=== Supplied material ===

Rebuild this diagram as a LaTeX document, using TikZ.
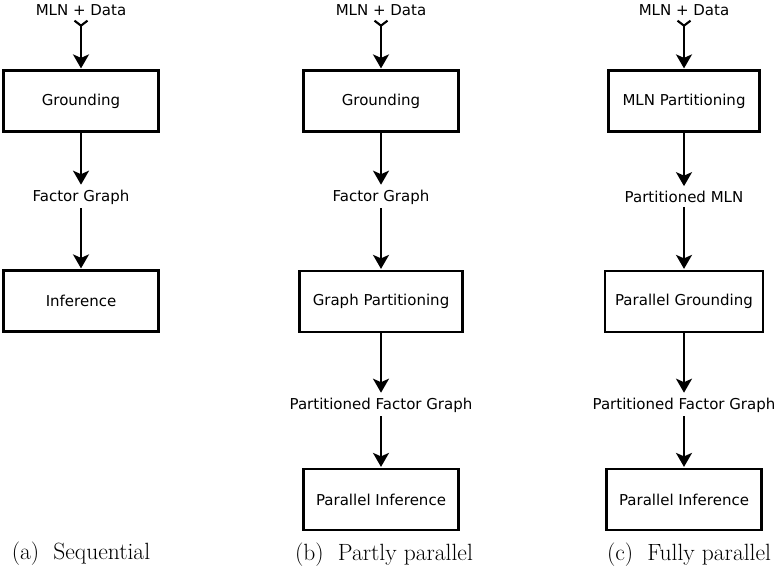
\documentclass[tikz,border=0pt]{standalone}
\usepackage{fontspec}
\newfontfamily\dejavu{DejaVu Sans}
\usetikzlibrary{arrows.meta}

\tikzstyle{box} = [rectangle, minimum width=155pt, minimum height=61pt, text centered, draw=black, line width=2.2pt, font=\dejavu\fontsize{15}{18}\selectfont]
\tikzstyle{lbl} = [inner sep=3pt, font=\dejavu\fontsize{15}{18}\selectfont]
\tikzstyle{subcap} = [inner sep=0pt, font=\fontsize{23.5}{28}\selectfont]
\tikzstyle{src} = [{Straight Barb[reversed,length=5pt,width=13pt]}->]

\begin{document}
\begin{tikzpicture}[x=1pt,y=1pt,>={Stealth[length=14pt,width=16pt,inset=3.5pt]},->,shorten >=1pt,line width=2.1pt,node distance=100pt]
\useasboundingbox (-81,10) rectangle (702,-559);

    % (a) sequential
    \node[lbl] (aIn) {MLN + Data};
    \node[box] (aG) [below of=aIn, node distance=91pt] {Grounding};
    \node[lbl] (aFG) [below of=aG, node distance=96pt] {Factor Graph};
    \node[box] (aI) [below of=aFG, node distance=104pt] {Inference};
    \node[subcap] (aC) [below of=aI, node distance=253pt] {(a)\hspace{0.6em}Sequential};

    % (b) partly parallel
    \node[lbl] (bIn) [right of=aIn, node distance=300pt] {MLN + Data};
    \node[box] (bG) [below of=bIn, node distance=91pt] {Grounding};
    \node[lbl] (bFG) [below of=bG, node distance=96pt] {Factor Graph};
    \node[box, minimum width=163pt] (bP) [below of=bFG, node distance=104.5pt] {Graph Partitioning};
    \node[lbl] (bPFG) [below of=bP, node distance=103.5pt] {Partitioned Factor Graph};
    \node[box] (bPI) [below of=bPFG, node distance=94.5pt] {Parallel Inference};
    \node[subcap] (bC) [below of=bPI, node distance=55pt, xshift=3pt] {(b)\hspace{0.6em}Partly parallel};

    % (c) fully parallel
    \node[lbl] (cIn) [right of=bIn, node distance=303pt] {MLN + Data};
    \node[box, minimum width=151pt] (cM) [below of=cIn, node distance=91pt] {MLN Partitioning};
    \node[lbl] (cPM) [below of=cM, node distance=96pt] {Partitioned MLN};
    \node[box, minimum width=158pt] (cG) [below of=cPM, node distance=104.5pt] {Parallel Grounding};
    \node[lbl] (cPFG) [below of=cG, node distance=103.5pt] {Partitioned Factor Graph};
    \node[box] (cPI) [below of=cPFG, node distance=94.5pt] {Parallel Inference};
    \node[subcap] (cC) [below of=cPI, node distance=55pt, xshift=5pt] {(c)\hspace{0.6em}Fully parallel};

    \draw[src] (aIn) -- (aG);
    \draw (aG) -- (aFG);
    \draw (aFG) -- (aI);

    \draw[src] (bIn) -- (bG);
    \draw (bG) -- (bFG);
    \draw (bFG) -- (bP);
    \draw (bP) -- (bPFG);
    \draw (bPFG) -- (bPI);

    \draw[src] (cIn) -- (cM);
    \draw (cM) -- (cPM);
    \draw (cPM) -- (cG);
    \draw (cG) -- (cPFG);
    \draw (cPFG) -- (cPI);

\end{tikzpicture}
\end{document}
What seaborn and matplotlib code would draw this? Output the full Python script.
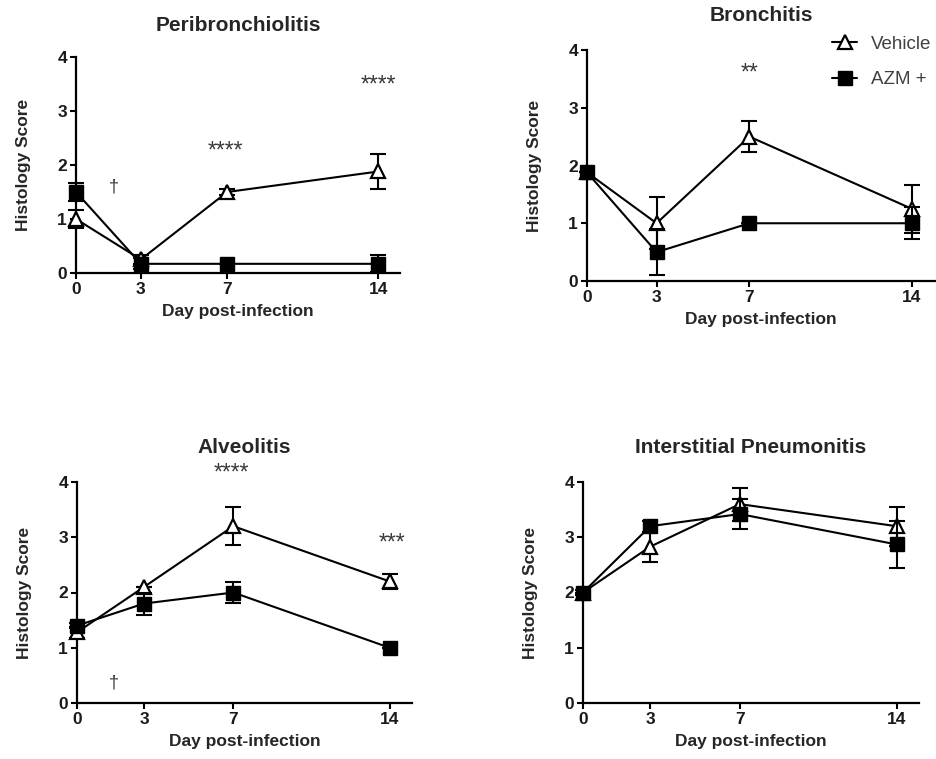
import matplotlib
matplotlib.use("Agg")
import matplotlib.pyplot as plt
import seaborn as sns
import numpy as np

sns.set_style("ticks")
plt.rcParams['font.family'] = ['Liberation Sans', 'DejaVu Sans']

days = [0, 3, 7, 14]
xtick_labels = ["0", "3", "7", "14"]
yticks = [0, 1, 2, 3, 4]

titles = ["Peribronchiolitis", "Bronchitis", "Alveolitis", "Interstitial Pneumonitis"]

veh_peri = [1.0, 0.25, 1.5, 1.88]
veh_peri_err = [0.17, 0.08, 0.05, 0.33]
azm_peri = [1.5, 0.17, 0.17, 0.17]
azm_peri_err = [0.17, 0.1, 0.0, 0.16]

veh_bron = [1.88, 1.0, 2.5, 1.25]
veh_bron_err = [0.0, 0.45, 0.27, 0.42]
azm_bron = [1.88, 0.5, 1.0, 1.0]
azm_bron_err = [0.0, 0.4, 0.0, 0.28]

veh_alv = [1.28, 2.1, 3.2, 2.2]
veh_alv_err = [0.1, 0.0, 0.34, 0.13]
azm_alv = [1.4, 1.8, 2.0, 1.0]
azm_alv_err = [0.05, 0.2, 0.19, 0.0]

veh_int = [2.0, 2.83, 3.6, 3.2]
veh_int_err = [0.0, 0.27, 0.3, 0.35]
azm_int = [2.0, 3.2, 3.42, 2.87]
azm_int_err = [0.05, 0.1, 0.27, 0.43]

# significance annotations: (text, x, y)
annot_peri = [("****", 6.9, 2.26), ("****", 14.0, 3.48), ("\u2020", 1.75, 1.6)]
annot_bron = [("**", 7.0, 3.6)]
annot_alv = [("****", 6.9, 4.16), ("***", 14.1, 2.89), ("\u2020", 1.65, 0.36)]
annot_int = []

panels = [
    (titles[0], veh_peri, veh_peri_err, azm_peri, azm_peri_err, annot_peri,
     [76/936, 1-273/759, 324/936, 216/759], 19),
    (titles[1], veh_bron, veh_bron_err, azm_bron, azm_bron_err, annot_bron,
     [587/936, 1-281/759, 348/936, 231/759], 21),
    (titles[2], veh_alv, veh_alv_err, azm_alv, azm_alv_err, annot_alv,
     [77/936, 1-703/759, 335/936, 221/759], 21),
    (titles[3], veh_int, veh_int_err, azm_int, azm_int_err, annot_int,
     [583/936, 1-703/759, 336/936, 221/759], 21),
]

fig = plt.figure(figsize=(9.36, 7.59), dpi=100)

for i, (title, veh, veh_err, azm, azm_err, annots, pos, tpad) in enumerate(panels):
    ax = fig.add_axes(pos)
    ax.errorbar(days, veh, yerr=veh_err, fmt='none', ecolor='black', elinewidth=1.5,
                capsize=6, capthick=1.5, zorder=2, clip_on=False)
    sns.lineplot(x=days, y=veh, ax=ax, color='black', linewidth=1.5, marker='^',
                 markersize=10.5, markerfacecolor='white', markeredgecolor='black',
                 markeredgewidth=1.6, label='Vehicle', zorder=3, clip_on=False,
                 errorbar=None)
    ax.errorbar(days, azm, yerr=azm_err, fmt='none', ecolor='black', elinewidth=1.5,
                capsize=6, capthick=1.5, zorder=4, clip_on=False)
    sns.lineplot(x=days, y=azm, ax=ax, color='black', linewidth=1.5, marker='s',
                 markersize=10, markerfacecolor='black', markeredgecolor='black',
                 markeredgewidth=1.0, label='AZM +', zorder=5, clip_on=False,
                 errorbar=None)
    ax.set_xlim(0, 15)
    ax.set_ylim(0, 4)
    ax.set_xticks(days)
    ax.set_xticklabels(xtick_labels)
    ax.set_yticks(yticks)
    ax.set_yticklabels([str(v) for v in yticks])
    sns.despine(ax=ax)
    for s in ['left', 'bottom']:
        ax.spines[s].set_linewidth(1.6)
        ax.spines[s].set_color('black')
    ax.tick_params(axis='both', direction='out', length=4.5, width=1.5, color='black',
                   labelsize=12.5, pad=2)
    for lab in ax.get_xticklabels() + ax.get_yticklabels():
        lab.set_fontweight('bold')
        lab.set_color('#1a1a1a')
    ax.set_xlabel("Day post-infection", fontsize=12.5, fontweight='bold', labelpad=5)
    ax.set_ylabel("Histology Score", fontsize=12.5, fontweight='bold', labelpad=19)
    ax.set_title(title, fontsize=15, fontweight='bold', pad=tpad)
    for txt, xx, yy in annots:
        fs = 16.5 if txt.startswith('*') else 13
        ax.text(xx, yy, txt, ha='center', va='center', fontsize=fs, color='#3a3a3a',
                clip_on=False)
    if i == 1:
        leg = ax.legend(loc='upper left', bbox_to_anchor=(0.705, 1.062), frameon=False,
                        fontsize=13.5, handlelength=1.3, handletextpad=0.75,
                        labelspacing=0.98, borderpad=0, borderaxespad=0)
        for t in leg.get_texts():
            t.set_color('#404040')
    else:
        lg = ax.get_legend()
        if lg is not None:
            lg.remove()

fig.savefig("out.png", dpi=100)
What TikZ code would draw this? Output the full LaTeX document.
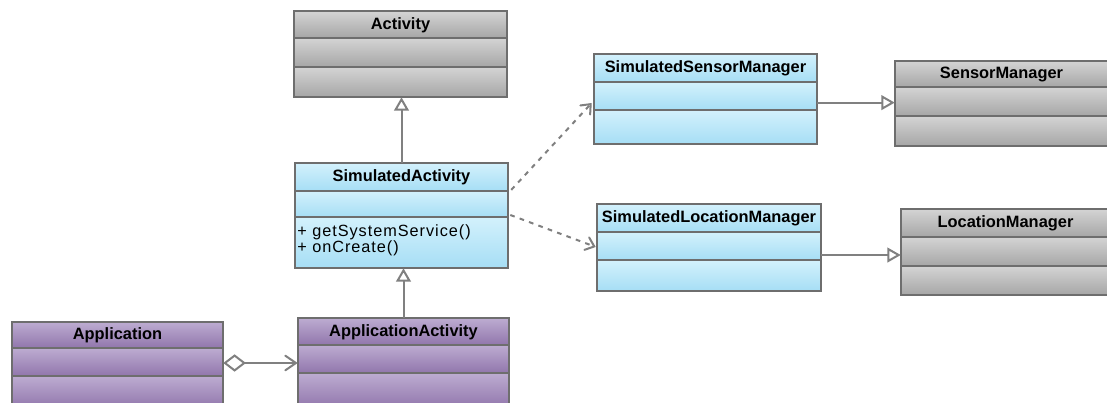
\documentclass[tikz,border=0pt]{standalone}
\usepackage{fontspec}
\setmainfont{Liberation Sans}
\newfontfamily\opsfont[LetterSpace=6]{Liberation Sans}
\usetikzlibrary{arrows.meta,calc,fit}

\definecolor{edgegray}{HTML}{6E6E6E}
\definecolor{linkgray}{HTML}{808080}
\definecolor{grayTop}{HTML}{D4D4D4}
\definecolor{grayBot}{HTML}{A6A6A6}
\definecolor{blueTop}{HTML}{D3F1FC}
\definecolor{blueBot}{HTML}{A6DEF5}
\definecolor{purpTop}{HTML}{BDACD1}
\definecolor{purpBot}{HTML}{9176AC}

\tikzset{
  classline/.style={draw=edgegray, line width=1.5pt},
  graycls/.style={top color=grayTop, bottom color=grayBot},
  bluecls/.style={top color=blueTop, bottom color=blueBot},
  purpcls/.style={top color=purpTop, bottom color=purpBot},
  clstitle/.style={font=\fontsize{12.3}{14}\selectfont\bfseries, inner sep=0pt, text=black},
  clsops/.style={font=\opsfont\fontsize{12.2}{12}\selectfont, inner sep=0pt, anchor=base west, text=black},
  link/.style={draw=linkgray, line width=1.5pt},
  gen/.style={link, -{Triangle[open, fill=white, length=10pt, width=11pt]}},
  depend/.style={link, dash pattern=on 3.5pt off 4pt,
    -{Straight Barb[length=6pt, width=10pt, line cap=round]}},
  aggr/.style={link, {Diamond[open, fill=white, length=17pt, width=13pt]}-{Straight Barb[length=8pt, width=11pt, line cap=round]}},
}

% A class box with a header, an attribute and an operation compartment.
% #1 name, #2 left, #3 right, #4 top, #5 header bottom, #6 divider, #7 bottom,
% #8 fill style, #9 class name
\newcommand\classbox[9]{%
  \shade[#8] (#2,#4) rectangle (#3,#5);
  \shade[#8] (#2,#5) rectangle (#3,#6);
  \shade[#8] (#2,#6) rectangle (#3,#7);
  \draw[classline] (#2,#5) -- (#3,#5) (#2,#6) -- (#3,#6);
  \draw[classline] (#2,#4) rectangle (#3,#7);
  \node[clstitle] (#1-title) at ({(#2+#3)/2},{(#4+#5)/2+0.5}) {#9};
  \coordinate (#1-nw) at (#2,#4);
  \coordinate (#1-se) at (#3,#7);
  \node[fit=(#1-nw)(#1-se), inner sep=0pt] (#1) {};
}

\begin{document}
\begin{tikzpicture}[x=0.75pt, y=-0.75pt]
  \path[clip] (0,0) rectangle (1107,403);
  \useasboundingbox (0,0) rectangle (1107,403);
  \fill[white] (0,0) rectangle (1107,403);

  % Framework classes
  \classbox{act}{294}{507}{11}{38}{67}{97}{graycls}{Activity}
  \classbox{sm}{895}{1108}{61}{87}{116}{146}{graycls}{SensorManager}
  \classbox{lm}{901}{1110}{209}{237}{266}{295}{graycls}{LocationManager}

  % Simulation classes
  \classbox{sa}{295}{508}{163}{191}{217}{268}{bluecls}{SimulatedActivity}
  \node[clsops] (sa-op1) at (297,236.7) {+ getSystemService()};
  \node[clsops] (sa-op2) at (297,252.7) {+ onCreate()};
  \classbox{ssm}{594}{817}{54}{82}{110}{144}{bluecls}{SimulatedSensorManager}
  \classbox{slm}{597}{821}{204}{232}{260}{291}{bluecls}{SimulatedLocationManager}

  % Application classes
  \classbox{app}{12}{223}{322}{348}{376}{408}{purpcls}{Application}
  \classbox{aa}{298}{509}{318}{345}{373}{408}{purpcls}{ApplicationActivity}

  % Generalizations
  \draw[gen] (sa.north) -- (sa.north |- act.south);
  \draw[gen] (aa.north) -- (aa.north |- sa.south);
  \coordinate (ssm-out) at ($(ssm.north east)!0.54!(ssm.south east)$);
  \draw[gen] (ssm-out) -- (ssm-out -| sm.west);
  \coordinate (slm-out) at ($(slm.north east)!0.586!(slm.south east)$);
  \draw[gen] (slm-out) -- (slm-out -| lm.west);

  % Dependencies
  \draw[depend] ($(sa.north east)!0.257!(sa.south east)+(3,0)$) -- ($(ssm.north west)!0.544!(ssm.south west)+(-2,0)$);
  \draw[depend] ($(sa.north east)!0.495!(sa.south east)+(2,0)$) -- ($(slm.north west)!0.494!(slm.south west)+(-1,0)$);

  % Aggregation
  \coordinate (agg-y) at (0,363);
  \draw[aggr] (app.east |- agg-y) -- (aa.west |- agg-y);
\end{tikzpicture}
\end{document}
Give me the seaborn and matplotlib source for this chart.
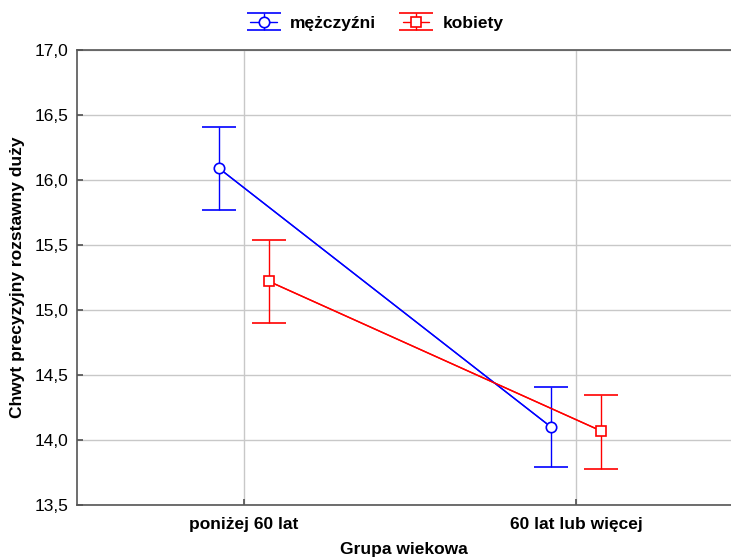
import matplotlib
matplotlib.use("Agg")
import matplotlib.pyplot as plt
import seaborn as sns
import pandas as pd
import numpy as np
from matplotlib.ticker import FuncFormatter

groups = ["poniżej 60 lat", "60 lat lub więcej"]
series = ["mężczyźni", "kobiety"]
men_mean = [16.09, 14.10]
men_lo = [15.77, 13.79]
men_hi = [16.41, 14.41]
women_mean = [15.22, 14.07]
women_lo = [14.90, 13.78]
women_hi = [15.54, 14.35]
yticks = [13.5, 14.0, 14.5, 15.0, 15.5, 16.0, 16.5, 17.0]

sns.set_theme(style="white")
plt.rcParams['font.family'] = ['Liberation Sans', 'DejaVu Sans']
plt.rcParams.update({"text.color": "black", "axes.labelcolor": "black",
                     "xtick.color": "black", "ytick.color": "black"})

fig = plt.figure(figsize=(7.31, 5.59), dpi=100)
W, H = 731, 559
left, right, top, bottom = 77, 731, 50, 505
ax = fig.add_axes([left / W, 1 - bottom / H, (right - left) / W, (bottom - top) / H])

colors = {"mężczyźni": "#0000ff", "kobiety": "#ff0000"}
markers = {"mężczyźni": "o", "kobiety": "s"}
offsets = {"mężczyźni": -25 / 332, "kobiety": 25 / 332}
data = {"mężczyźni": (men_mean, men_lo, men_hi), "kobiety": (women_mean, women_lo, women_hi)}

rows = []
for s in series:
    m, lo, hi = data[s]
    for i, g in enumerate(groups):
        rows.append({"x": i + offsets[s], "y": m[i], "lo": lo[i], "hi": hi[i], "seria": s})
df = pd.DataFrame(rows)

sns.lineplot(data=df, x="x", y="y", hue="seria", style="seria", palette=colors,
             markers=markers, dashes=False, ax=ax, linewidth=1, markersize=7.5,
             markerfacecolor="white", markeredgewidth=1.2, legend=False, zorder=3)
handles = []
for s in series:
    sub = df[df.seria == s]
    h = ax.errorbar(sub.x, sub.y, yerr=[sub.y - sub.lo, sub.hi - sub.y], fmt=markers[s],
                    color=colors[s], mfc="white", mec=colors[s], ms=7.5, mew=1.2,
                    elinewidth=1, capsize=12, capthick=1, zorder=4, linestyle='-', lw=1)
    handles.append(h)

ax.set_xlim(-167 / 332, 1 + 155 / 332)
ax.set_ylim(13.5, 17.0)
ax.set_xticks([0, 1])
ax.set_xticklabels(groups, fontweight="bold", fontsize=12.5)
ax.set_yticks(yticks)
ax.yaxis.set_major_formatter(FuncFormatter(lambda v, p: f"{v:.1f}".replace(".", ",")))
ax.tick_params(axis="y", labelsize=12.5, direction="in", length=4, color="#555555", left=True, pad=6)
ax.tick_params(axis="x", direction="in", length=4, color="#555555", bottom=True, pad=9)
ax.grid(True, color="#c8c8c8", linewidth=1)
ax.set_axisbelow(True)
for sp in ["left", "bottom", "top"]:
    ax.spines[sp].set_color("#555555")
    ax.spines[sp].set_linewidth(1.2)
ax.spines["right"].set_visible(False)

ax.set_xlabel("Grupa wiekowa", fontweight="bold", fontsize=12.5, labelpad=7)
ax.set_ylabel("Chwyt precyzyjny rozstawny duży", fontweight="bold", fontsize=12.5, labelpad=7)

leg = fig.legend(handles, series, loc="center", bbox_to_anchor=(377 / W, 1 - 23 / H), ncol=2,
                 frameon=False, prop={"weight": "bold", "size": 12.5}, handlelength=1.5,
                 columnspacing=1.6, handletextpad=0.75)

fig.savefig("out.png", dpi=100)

=== Written request ===
Leave out the pictures and restate, word for word, the lines from the top of the data through the line containing "(-81,10) rectangle (702,-559);", both included.

=== The reply ===
Rebuild this diagram as a LaTeX document, using TikZ.
\documentclass[tikz,border=0pt]{standalone}
\usepackage{fontspec}
\newfontfamily\dejavu{DejaVu Sans}
\usetikzlibrary{arrows.meta}

\tikzstyle{box} = [rectangle, minimum width=155pt, minimum height=61pt, text centered, draw=black, line width=2.2pt, font=\dejavu\fontsize{15}{18}\selectfont]
\tikzstyle{lbl} = [inner sep=3pt, font=\dejavu\fontsize{15}{18}\selectfont]
\tikzstyle{subcap} = [inner sep=0pt, font=\fontsize{23.5}{28}\selectfont]
\tikzstyle{src} = [{Straight Barb[reversed,length=5pt,width=13pt]}->]

\begin{document}
\begin{tikzpicture}[x=1pt,y=1pt,>={Stealth[length=14pt,width=16pt,inset=3.5pt]},->,shorten >=1pt,line width=2.1pt,node distance=100pt]
\useasboundingbox (-81,10) rectangle (702,-559);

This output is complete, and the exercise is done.